Seasoned criminal betrayed trust of Nottinghamshire pub landlady by stealing her takings

by · NottinghamshireLive

A heavily-convicted criminal betrayed the trust of a Nottinghamshire pub landlady who had helped him to steal £3,000 from her. Nottingham Crown Court heard how at the time Lee Goodwin carried out the “mean” offence against the woman he was on bail for threatening a couple with a machete at a caravan park in Ingoldmells, Lincolnshire.

And in 2019, the 45-year-old amputee, of Bingham, was handed a six-month sentence for what a judge called “a classic road rage” incident when he also waved a machete around. Jailing him for 19 months, Judge Steven Coupland said: “In 2020, you got involved in a confrontation with other people who lived in the same caravan park as you did in Lincolnshire. You threatened to go away and get a machete and you did get the machete and started waving it around and threatening them as you had before in 2019.

“Thankfully, the people on the other side were able to get that from you, but you created a risk of serious injury. One of them says witnessing this devastated her and left her suffering nightmares and she had to have cameras installed.

“While you were on bail for that you stole from someone who had shown you kindness, giving you a place to stay. You went to her car and took a bag which contained £3,000 which was from the pub she was running.

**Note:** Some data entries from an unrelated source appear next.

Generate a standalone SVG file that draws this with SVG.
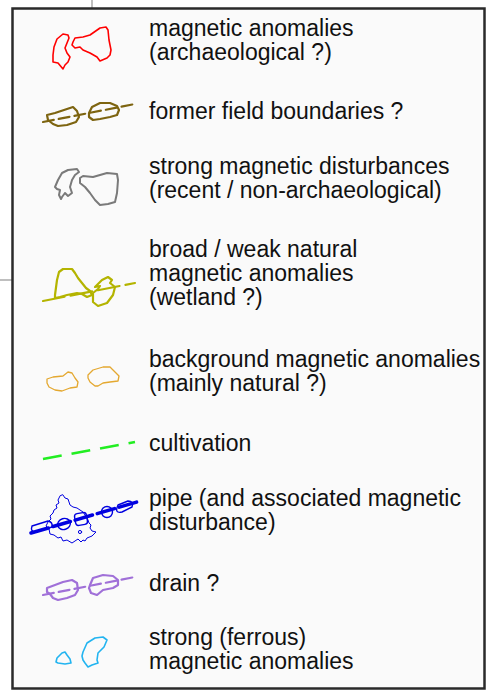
<svg xmlns="http://www.w3.org/2000/svg" width="487" height="691" viewBox="0 0 487 691">
<style>
text{font-family:"Liberation Sans",Arial,sans-serif;font-size:23px;fill:#111}
.s{fill:none;stroke-linejoin:round;stroke-linecap:round}
.red{stroke:#ff0000;stroke-width:1.6}
.brn{stroke:#7d6410;stroke-width:2.2}
.gry{stroke:#7a7a7a;stroke-width:2}
.olv{stroke:#b4b400;stroke-width:2.2}
.org{stroke:#e4a830;stroke-width:1.3}
.grn{stroke:#22ee22;stroke-width:2.6;stroke-dasharray:19 10;stroke-linecap:butt}
.blu{stroke:#0000e0}
.pur{stroke:#a070d8;stroke-width:2.2}
.cyn{stroke:#22b4f0;stroke-width:1.6}
</style>
<rect x="0" y="0" width="487" height="691" fill="#ffffff"/>
<line x1="92" y1="0" x2="92" y2="8" stroke="#aaaaaa" stroke-width="1.5"/>
<line x1="0" y1="280" x2="12" y2="280" stroke="#aaaaaa" stroke-width="1.5"/>
<rect id="frame" x="12.5" y="8.5" width="472" height="680" fill="#fafafa" stroke="#2a2a2a" stroke-width="2.5"/>

<g id="archaeological">
<polygon class="s red" points="68,35 63,34 57,39 54,47 53,55 53,62 58,63 63,69 65,65 68,62 70,57 67,53 65,48 67,43 69,38"/>
<polygon class="s red" points="73,42 75,38 83,37 90,35 100,28 106,27 108,30 109,40 111,50 110,55 107,58 100,61 97,57 90,53 83,50 80,47 75,48 72,45"/>
<text x="149" y="36">magnetic anomalies</text>
<text x="149" y="60">(archaeological ?)</text>
</g>

<g id="field-boundaries">
<line class="s brn" x1="43" y1="122" x2="135" y2="104" stroke-dasharray="11 5"/>
<polygon class="s brn" points="47,115 55,113 67,109 73,107 77,111 79,117 76,122 67,125 58,126 53,124 48,120"/>
<polygon class="s brn" points="89,113 92,107 100,103 110,103 117,106 119,110 117,115 110,117 100,119 93,120 89,117"/>
<text x="149" y="119">former field boundaries ?</text>
</g>

<g id="disturbances">
<polygon class="s gry" points="62,173 68,170 77,169 79,172 75,175 72,180 70,187 72,193 68,196 65,193 62,197 61,199 59,195 60,190 57,189 55,187 58,180"/>
<polygon class="s gry" points="80,178 83,176 93,177 107,173 117,174 118,180 117,193 115,202 108,204 100,205 95,200 90,193 85,187 80,183"/>
<text x="149" y="174">strong magnetic disturbances</text>
<text x="149" y="198">(recent / non-archaeological)</text>
</g>

<g id="wetland">
<line class="s olv" x1="43" y1="301" x2="135" y2="283" stroke-dasharray="22 6" stroke-linecap="butt"/>
<polygon class="s olv" points="55,295 57,280 59,272 63,269 72,269 75,273 78,278 82,283 86,288 90,291 92,295 87,297 82,294 77,293 67,295 60,297 55,298"/>
<polygon class="s olv" points="95,287 102,280 108,277 112,280 110,283 115,287 113,295 107,303 98,306 93,302 93,293 98,289 100,286"/>
<text x="149" y="257">broad / weak natural</text>
<text x="149" y="281">magnetic anomalies</text>
<text x="149" y="305">(wetland ?)</text>
</g>

<g id="background">
<polygon class="s org" points="47,379 53,377 63,376 68,372 72,373 75,378 78,382 77,387 70,388 62,391 55,390 49,387 47,383"/>
<polygon class="s org" points="88,375 93,370 103,367 110,367 115,372 119,376 118,381 110,382 103,383 98,386 95,386 90,382 88,378"/>
<text x="149" y="367">background magnetic anomalies</text>
<text x="149" y="391">(mainly natural ?)</text>
</g>

<g id="cultivation">
<line class="s grn" x1="43" y1="459" x2="135" y2="442"/>
<text x="149" y="451">cultivation</text>
</g>

<g id="pipe">
<polygon class="s blu" stroke-width="1" points="60,496 58,500 59,503 56,505 57,508 54,510 53,513 50,516 51,519 48,522 46,526 49,529 50,534 54,535 58,538 61,537 63,541 67,540 72,543 75,541 78,539 81,542 83,540 85,541 87,538 92,536 96,532 92,531 90,528 91,525 89,523 88,520 87,518 85,515 83,512 80,510 77,508 73,507 70,505 69,502 68,499 65,498 63,495"/>
<circle class="s blu" stroke-width="1" cx="80" cy="532" r="1.6"/>
<line class="s blu" x1="31" y1="533" x2="137" y2="502" stroke-width="3.5" stroke-dasharray="18 5" stroke-linecap="butt"/>
<path class="s blu" stroke-width="1.4" d="M32,526 L48,521 Q53,522 52,527 L36,532 Q30,532 32,526 Z"/>
<ellipse class="s blu" stroke-width="1.4" cx="64" cy="524" rx="6.5" ry="5.5" transform="rotate(-16 64 524)"/>
<rect class="s blu" stroke-width="1.4" x="75" y="513" width="12" height="12" rx="3" transform="rotate(-10 81 519)"/>
<ellipse class="s blu" stroke-width="1.4" cx="107" cy="512" rx="5.5" ry="5.5"/>
<path class="s blu" stroke-width="1.4" d="M118,505 L128,501 Q134,501 132,507 L122,512 Q114,514 118,505 Z"/>
<text x="149" y="506">pipe (and associated magnetic</text>
<text x="149" y="530">disturbance)</text>
</g>

<g id="drain">
<line class="s pur" x1="43" y1="595" x2="135" y2="577" stroke-dasharray="11 5"/>
<polygon class="s pur" points="47,588 55,585 63,582 72,580 77,583 78,590 75,595 67,598 58,600 53,598 50,594 47,592"/>
<polygon class="s pur" points="90,585 93,578 103,575 113,576 118,580 118,585 113,588 103,590 97,595 91,593 89,588"/>
<text x="149" y="591">drain ?</text>
</g>

<g id="ferrous">
<polygon class="s cyn" points="57,658 62,653 65,652 67,655 70,659 71,663 65,664 58,663 56,662"/>
<polygon class="s cyn" points="83,652 87,643 95,638 103,637 107,640 104,647 98,653 97,660 98,663 92,665 88,667 85,663 83,660 82,656"/>
<text x="149" y="645">strong (ferrous)</text>
<text x="149" y="669">magnetic anomalies</text>
</g>
</svg>
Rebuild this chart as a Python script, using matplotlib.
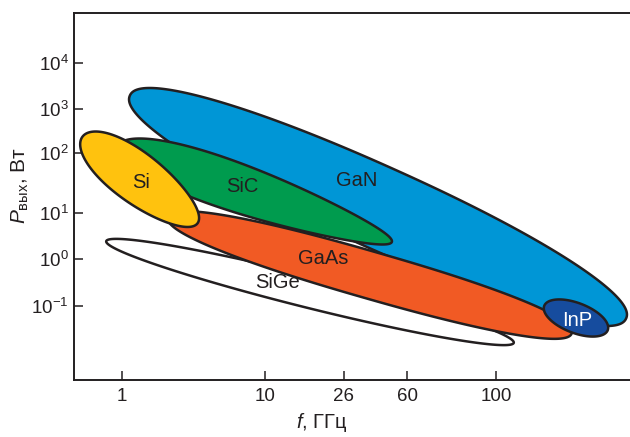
import numpy as np
import matplotlib.pyplot as plt
from matplotlib.patches import Polygon

plt.rcParams['font.family'] = ['Liberation Sans', 'DejaVu Sans']
plt.rcParams['mathtext.fontset'] = 'custom'
plt.rcParams['mathtext.rm'] = 'Liberation Sans'
plt.rcParams['mathtext.it'] = 'Liberation Sans:italic'

# The frequency / power axes of this figure are schematic (not a true log
# scale), so everything is kept in "chart units" that follow the picture.
xtick_pos = [122, 265, 344, 407, 496]
xtick_labels = ['1', '10', '26', '60', '100']
ytick_pos = [63, 109, 153, 213, 259, 306]
ytick_labels = ['$10^{4}$', '$10^{3}$', '$10^{2}$', '$10^{1}$', '$10^{0}$', '$10^{-1}$']

# Regions of the technologies: centre, half length, half thickness,
# tilt (deg), roundness exponent and taper
materials = ['SiGe', 'GaN', 'GaAs', 'SiC', 'Si', 'InP']
center_x = [310, 378, 370, 255, 140, 576]
center_y = [292, 207, 275, 194, 180, 318]
half_len = [210, 272, 210, 145, 72, 34]
half_thk = [16, 41, 23.5, 23.5, 25, 15]
tilt = [14, 24.2, 16, 19.3, 37, 21]
roundness = [2.0, 2.15, 2.3, 2.0, 2.0, 2.0]
taper = [0.0, 0.0, 0.0, -0.3, -0.1, 0.0]
colors = ['#FFFFFF', '#0096D6', '#F15A24', '#009B4E', '#FFC20E', '#164C9E']

# Text labels inside the regions
label_x = [278, 357, 323, 242, 141, 577]
label_y = [283, 180, 259, 187, 183, 320]
label_colors = ['#231F20', '#231F20', '#231F20', '#231F20', '#231F20', '#FFFFFF']

INK = '#231F20'


# Outline of a tilted (super)ellipse, optionally fatter at one end
def region_outline(cx, cy, a, b, ang, p, k, n=400):
    t = np.linspace(0, 2 * np.pi, n)
    c, s = np.cos(t), np.sin(t)
    u = a * np.sign(c) * np.abs(c) ** (2 / p)
    v = b * np.sign(s) * np.abs(s) ** (2 / p) * (1 + k * u / a)
    r = np.radians(ang)
    x = cx + u * np.cos(r) - v * np.sin(r)
    y = cy + u * np.sin(r) + v * np.cos(r)
    return np.column_stack([x, y])


fig = plt.figure(figsize=(6.3, 4.37), dpi=100)
ax = fig.add_axes([74 / 630, 57 / 437, 556 / 630, 367 / 437])
ax.set_xlim(74, 630)
ax.set_ylim(380, 13)

for i, name in enumerate(materials):
    pts = region_outline(center_x[i], center_y[i], half_len[i], half_thk[i],
                         tilt[i], roundness[i], taper[i])
    ax.add_patch(Polygon(pts, closed=True, facecolor=colors[i],
                         edgecolor=INK, linewidth=1.8, zorder=i + 1))
    ax.text(label_x[i], label_y[i], name, color=label_colors[i],
            fontsize=14.5, ha='center', va='center', zorder=10)

ax.set_xticks(xtick_pos, xtick_labels)
ax.set_yticks(ytick_pos, ytick_labels)
ax.tick_params(direction='in', length=6.5, width=1.1, color=INK,
               labelcolor=INK, labelsize=13.5)
ax.tick_params(axis='x', pad=6)
ax.tick_params(axis='y', pad=4)

for side in ['left', 'bottom', 'top']:
    ax.spines[side].set_linewidth(1.4)
    ax.spines[side].set_color(INK)
ax.spines['right'].set_visible(False)

ax.set_xlabel('$\\mathit{f}$, ГГц', fontsize=14.5, color=INK)
ax.xaxis.set_label_coords(0.446, -0.085)
ax.set_ylabel('$\\mathit{P}_{\\mathrm{вых}}$, Вт', fontsize=15, color=INK)
ax.yaxis.set_label_coords(-0.078, 0.529)

fig.savefig('out.png', dpi=100)
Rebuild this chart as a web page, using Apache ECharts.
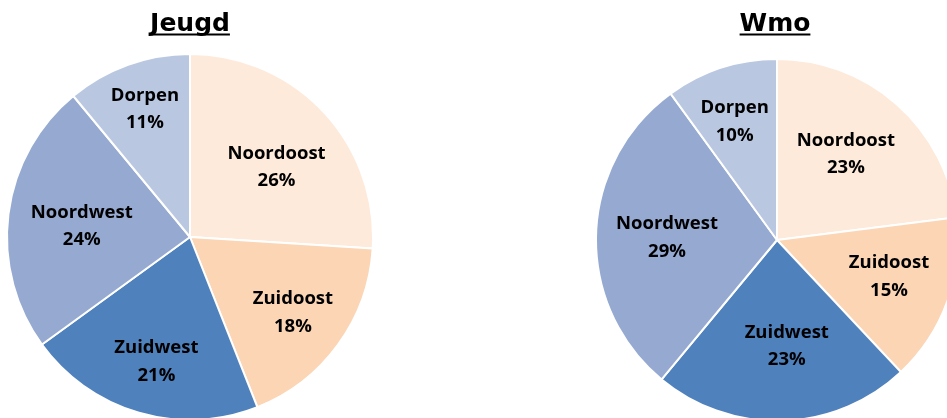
<!DOCTYPE html>
<html>
<head>
<meta charset="utf-8">
<script src="https://cdn.jsdelivr.net/npm/echarts@6/dist/echarts.min.js"></script>
<style>
  html, body { margin: 0; padding: 0; background: #fff; }
  #chart { width: 947px; height: 418px; }
</style>
</head>
<body>
<div id="chart"></div>
<script>
// data
const regions = ['Noordoost', 'Zuidoost', 'Zuidwest', 'Noordwest', 'Dorpen'];
const jeugdValues = [26, 18, 21, 24, 11];
const wmoValues = [23, 15, 23, 29, 10];
const titles = ['Jeugd', 'Wmo'];

const colors = ['#FDEADA', '#FBD5B4', '#4F81BD', '#95A9D1', '#B9C7E1'];
const titleFont = '"DejaVu Sans", Verdana, sans-serif';
const labelFont = '"Open Sans", "Noto Sans", sans-serif';

const chart = echarts.init(document.getElementById('chart'));

// breedte van titel meten voor de onderstreping
const ctx = document.createElement('canvas').getContext('2d');
ctx.font = 'bold 25px ' + titleFont;
const textW = t => ctx.measureText(t).width;

// labelRatio: afstand label tot middelpunt (deel van de straal), labelTurn: kleine hoekcorrectie in graden
const pies = [
  { values: jeugdValues, center: [190, 237], r: 183, titleX: 190,
    labelRatio: [0.61, 0.695, 0.70, 0.595, 0.745], labelTurn: [4, 0, -1, -1, 0.5] },
  { values: wmoValues, center: [777, 240], r: 181, titleX: 775,
    labelRatio: [0.613, 0.65, 0.583, 0.608, 0.70], labelTurn: [-3, -2, -3.5, 0, -1.5] }
];

const series = pies.map(p => {
  const total = p.values.reduce((a, b) => a + b, 0);
  // middenhoek van elk stuk (met de klok mee vanaf 12 uur)
  const mids = [];
  let acc = 0;
  p.values.forEach(v => { mids.push((acc + v / 2) / total * Math.PI * 2); acc += v; });

  return {
    type: 'pie',
    center: p.center,
    radius: [0, p.r],
    startAngle: 90,
    clockwise: true,
    animation: false,
    silent: true,
    itemStyle: { borderColor: '#fff', borderWidth: 2 },
    label: {
      show: true,
      position: 'inside',
      formatter: '{b}\n{c}%',
      color: '#000',
      fontFamily: labelFont,
      fontWeight: 'bold',
      fontSize: 18.5,
      lineHeight: 27.5
    },
    labelLine: { show: false },
    labelLayout: params => {
      const i = params.dataIndex;
      const d = p.r * p.labelRatio[i];
      const a = mids[i] + p.labelTurn[i] * Math.PI / 180;
      return {
        x: p.center[0] + Math.sin(a) * d,
        y: p.center[1] - Math.cos(a) * d + 1,
        align: 'center',
        verticalAlign: 'middle'
      };
    },
    data: regions.map((name, i) => ({
      name: name, value: p.values[i], itemStyle: { color: colors[i] }
    }))
  };
});

const graphics = [];
pies.forEach((p, i) => {
  graphics.push({
    type: 'text',
    x: p.titleX,
    y: 24,
    style: {
      text: titles[i],
      fill: '#000',
      font: 'bold 25px ' + titleFont,
      textAlign: 'center',
      textVerticalAlign: 'middle'
    }
  });
  graphics.push({
    type: 'rect',
    shape: { x: p.titleX - textW(titles[i]) / 2, y: 33.5, width: textW(titles[i]), height: 2 },
    style: { fill: '#000' }
  });
});

chart.setOption({
  backgroundColor: '#fff',
  graphic: graphics,
  series: series
});
</script>
</body>
</html>
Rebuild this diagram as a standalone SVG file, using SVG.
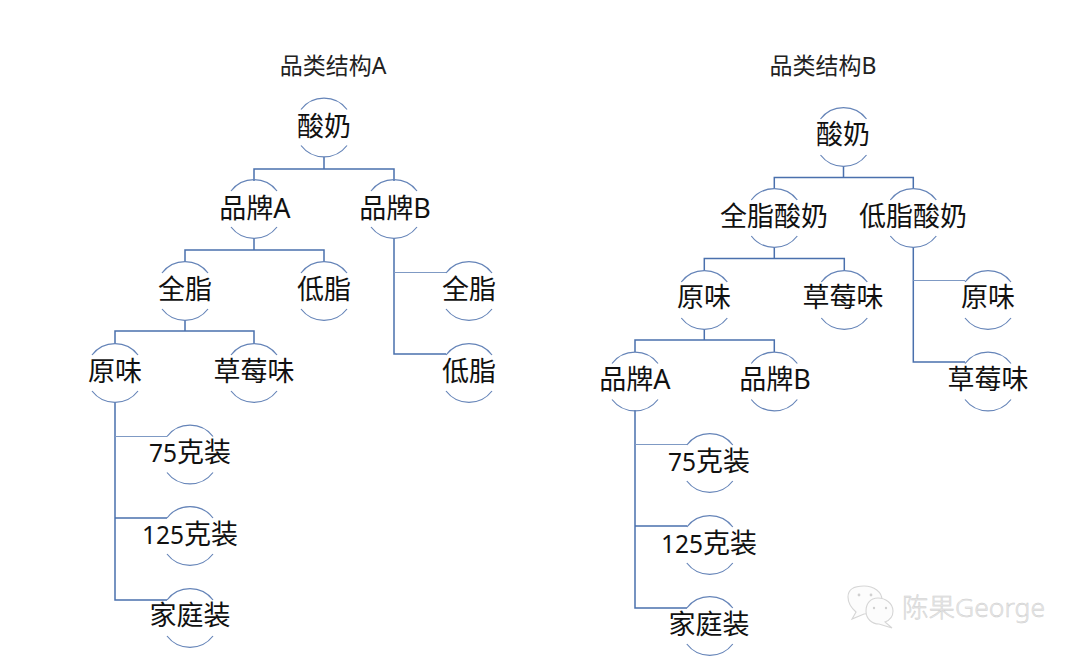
<svg xmlns="http://www.w3.org/2000/svg" width="1080" height="659" viewBox="0 0 1080 659">
<style>
text{font-family:"Noto Sans","Noto Sans CJK SC",sans-serif;fill:#111;text-anchor:middle}
.n{font-size:27px}
.d{font-size:24.5px}
.t{font-size:23px;fill:#222}
.arc{fill:none;stroke:#6584b8;stroke-width:1.2}
.c{fill:none;stroke:#4a70ad;stroke-width:1.5}
.c2{fill:none;stroke:#7f9ac4;stroke-width:1}
.w{font-size:26.500px;font-weight:300;fill:#e8e8e8;stroke:#cbcbcb;stroke-width:.4;text-anchor:start}
.wi{fill:#fcfcfc;stroke:#d6d6d6;stroke-width:1.1}
.dot{fill:#d0d0d0}
</style>
<defs>
<path id="a" class="arc" d="M-23-18A29 29 0 0 1 23-18M-23 18A29 29 0 0 0 23 18"/>
</defs>
<rect width="1080" height="659" fill="#fff"/>
<g id="connectors">
<path class="c" d="M324 157V169M254 181V169H394V181M254 238V250M185 262V250H324V262M185 320V331M115 344V331H254V344M115 402V600H167M115 518H167M394 238V354H446"/>
<path class="c2" d="M115 436.500H167M394 272.500H446"/>
<path class="c" d="M843.500 166V177.500M774.300 189V177.500H913.300V189M774.300 247V258.500M704.300 271V258.500H844.300V271M704.300 329V340M635 352V340H774.300V352M635 410V608H687M635 526H687M913.300 247V362H965"/>
<path class="c2" d="M635 444.500H687M913.300 280.500H965"/>
</g>
<text class="t" x="333" y="74">品类结构A</text>
<text class="t" x="823" y="74">品类结构B</text>
<g id="a1"><use href="#a" x="324" y="127.500"/><text class="n" x="324" y="136">酸奶</text></g>
<g id="a2"><use href="#a" x="254" y="209"/><text class="n" x="255" y="218">品牌A</text></g>
<g id="a3"><use href="#a" x="394" y="209"/><text class="n" x="395" y="218">品牌B</text></g>
<g id="a4"><use href="#a" x="185" y="291"/><text class="n" x="185" y="299">全脂</text></g>
<g id="a5"><use href="#a" x="324" y="291"/><text class="n" x="324" y="299">低脂</text></g>
<g id="a6"><use href="#a" x="469" y="291"/><text class="n" x="469" y="299">全脂</text></g>
<g id="a7"><use href="#a" x="469" y="373"/><text class="n" x="469" y="381">低脂</text></g>
<g id="a8"><use href="#a" x="115" y="373"/><text class="n" x="115" y="381">原味</text></g>
<g id="a9"><use href="#a" x="254" y="373"/><text class="n" x="254" y="381">草莓味</text></g>
<g id="a10"><use href="#a" x="190" y="454.500"/><text class="n" x="190" y="462"><tspan class="d">75</tspan>克装</text></g>
<g id="a11"><use href="#a" x="190" y="536"/><text class="n" x="190" y="544"><tspan class="d">125</tspan>克装</text></g>
<g id="a12"><use href="#a" x="190" y="618"/><text class="n" x="190" y="625">家庭装</text></g>
<g id="b1"><use href="#a" x="843.500" y="137"/><text class="n" x="843" y="144">酸奶</text></g>
<g id="b2"><use href="#a" x="774.300" y="218"/><text class="n" x="774" y="226">全脂酸奶</text></g>
<g id="b3"><use href="#a" x="913.300" y="218"/><text class="n" x="913" y="226">低脂酸奶</text></g>
<g id="b4"><use href="#a" x="704.300" y="300"/><text class="n" x="704" y="307">原味</text></g>
<g id="b5"><use href="#a" x="844.300" y="300"/><text class="n" x="843" y="307">草莓味</text></g>
<g id="b6"><use href="#a" x="988" y="300"/><text class="n" x="988" y="307">原味</text></g>
<g id="b7"><use href="#a" x="988" y="381.500"/><text class="n" x="988" y="389">草莓味</text></g>
<g id="b8"><use href="#a" x="635" y="381.500"/><text class="n" x="635" y="389">品牌A</text></g>
<g id="b9"><use href="#a" x="774.300" y="381.500"/><text class="n" x="775" y="389">品牌B</text></g>
<g id="b10"><use href="#a" x="709.800" y="463"/><text class="n" x="709" y="471"><tspan class="d">75</tspan>克装</text></g>
<g id="b11"><use href="#a" x="709.800" y="545"/><text class="n" x="709" y="553"><tspan class="d">125</tspan>克装</text></g>
<g id="b12"><use href="#a" x="709.800" y="626"/><text class="n" x="709" y="634">家庭装</text></g>
<g id="watermark">
<path class="wi" d="M856 612Q848 605 848 597C848 588 856 586 864 586C874 586 882 592 882 600C882 608 872 614 864 614L852 619Z"/>
<path class="wi" d="M885 622Q893 619 893 611C893 603 885 598 878 598C870 598 866 604 866 611C866 619 872 624 879 624L892 628Z"/>
<circle class="dot" cx="859" cy="595" r="1.4"/><circle class="dot" cx="871" cy="595" r="1.4"/><circle class="dot" cx="874" cy="608" r="1.2"/><circle class="dot" cx="886" cy="608" r="1.2"/>
<text class="w" x="902" y="617">陈果George</text>
</g>
</svg>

“That was an opportunistic but mean offence and you disputed it (the money) was hers and tried to hang on to it. That was a serious betrayal of trust.”

An earlier hearing at the same court heard how the Lincolnshire offence took place in Ingoldmells, near Skegness, on August 22, 2020. On that occasion, the prosecution said Goodwin, then of Anchor Lane, Ingoldmells and now of Kielder Drive, got into an argument with a couple having been to the pub.

During it, the defendant said he was going to get a machete and returned with the weapon but was punched to the face and disarmed. Then, in May 2022, when he was living in Cottage Avenue, Whatton, he befriended the landlady of the Cranmer Arms in neighbouring Aslockton, who had allowed him to stay over.

By this time, he had a prosthetic limb, having had part of his left leg amputated. On May 25, he went to the victim's car and took the £3,000. Goodwin, who has 38 previous court appearances for 125 offences, pleaded guilty to affray and theft.

This week’s hearing had to be held at Nottingham Magistrates’ Court as the defendant is now wheelchair-bound and access is easier for him there rather than at Nottingham Crown Court.

Luc Chignell, mitigating, said his client’s health issues will mean that time spent behind bars will be harsher on him than an able-bodied prisoner. He said: “He wants to move on from the current area where he lives and relocate to a more remote part of the country with his new partner.”